Emotional: I felt a mixture of thankfulness at this man’s willingness to help, guilt that he was taking up so much of his time to guide us (especially since he was so obviously headed in the opposite direction!), and fear. I remember muttering to Becky something about the relative health of the white slave trade. Becky, however, exuded perfect trust and calm, and I bowed to her greater wisdom.

Cognitive: Looking back, it amazes me that he would take so much of his time to help us. I also have to say that although he was perfectly safe and trustworthy, I can’t always expect that out of strange men. In retrospect, it was smart to be wary and cautious, and I will continue to be wary and cautious when strange men beckon down strange roads.

Behavioral: At the time, I followed him. I thanked him best I could. I wish I could have thanked him better. He gave us his business card, and I intend to put together a little packet of postcards and Idaho souvenirs to send him. I can’t write him, since he doesn’t speak English, but I can thank him with a little package.

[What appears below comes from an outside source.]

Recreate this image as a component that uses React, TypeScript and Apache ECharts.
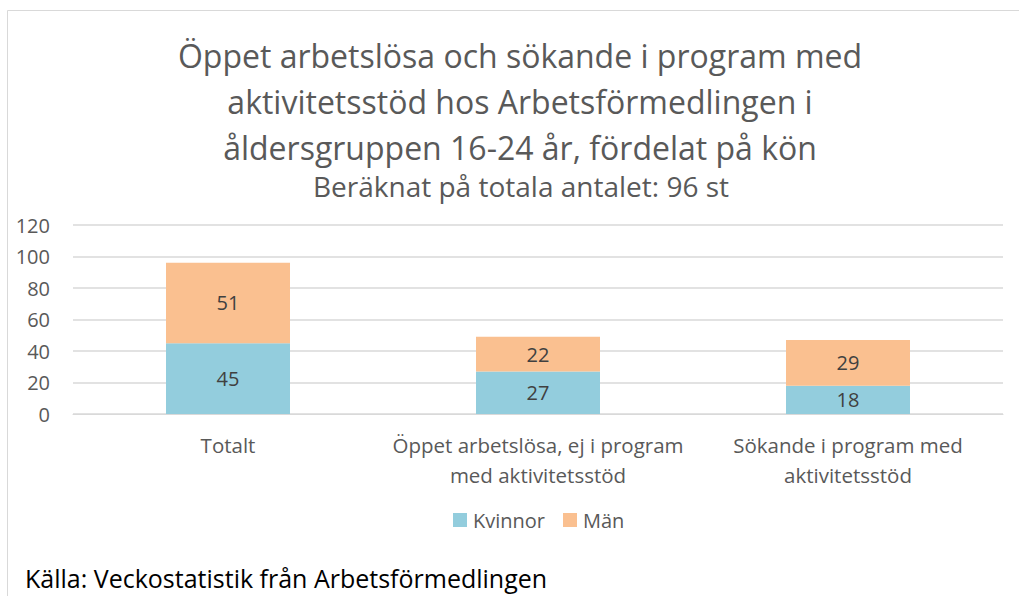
import React, { useEffect, useRef } from "react";
import * as echarts from "echarts";

const categories = [
  "Totalt",
  "Öppet arbetslösa, ej i program\nmed aktivitetsstöd",
  "Sökande i program med\naktivitetsstöd",
];
const kvinnor = [45, 27, 18];
const man = [51, 22, 29];
const yTicks = [0, 20, 40, 60, 80, 100, 120];

const FONT = "'Open Sans', 'Noto Sans', sans-serif";
const TXT = "#595959";

export default function App() {
  const ref = useRef<HTMLDivElement>(null);
  useEffect(() => {
    const chart = echarts.init(ref.current!, undefined, { renderer: "svg" });
    chart.setOption({
      animation: false,
      textStyle: { fontFamily: FONT },
      graphic: [
        {
          type: "rect",
          shape: { x: 7.5, y: 10.5, width: 1030, height: 600 },
          style: { fill: "none", stroke: "#d9d9d9", lineWidth: 1 },
          silent: true,
        },
        {
          type: "text",
          x: 520,
          y: 32,
          style: {
            text: "Öppet arbetslösa och sökande i program med\naktivitetsstöd hos Arbetsförmedlingen i\nåldersgruppen 16-24 år, fördelat på kön",
            font: `32px ${FONT}`,
            fill: TXT,
            align: "center",
            verticalAlign: "top",
            lineHeight: 46,
          },
        },
        {
          type: "text",
          x: 521,
          y: 172,
          style: {
            text: "Beräknat på totala antalet: 96 st",
            font: `28px ${FONT}`,
            fill: TXT,
            align: "center",
            verticalAlign: "top",
          },
        },
        {
          type: "text",
          x: 25,
          y: 564,
          style: {
            text: "Källa: Veckostatistik från Arbetsförmedlingen",
            font: `25px ${FONT}`,
            fill: "#000000",
            verticalAlign: "top",
            lineHeight: 28,
          },
        },
      ],
      legend: {
        top: 505,
        left: 448,
        itemWidth: 14,
        itemHeight: 14,
        itemGap: 18,
        icon: "rect",
        textStyle: { fontSize: 20, color: TXT, fontFamily: FONT, padding: [0, 0, 0, 1] },
        data: ["Kvinnor", "Män"],
      },
      grid: { left: 73, right: 16, top: 225, height: 189, containLabel: false },
      xAxis: {
        type: "category",
        data: categories,
        axisLine: { lineStyle: { color: "#d9d9d9" } },
        axisTick: { show: false },
        axisLabel: {
          color: TXT,
          fontSize: 20.5,
          lineHeight: 30,
          margin: 16,
          interval: 0,
          fontFamily: FONT,
        },
      },
      yAxis: {
        type: "value",
        min: yTicks[0],
        max: yTicks[yTicks.length - 1],
        interval: 20,
        axisLine: { show: false },
        axisTick: { show: false },
        splitLine: { lineStyle: { color: "#d9d9d9", width: 1.5 } },
        axisLabel: { color: TXT, fontSize: 20, margin: 23, fontFamily: FONT },
      },
      series: [
        {
          name: "Kvinnor",
          type: "bar",
          stack: "a",
          data: kvinnor,
          barWidth: "40%",
          itemStyle: { color: "#93CDDD" },
          label: { show: true, position: "inside", color: "#404040", fontSize: 20, fontFamily: FONT },
        },
        {
          name: "Män",
          type: "bar",
          stack: "a",
          data: man,
          barWidth: "40%",
          itemStyle: { color: "#FAC090" },
          label: { show: true, position: "inside", color: "#404040", fontSize: 20, fontFamily: FONT },
        },
      ],
    });
    return () => chart.dispose();
  }, []);
  return (
    <div
      ref={ref}
      style={{ position: "fixed", left: 0, top: 0, width: 1019, height: 596, background: "#fff" }}
    />
  );
}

This particular incident was very important to me because here was someone who, out of the kindness of his heart, took a great deal of time and energy to try to help us find a shopping center. He neither expected nor wanted anything in return. He insisted on giving us Kleenex to dab our glistening brows with and tried to give us bottled water (which we refused as we had our own). I definitely plan on contacting him, and I hope that he will remember us. I wish I had had a business card myself or something to give him at the time as a thank-you gift, so that’s probably something I’d do differently.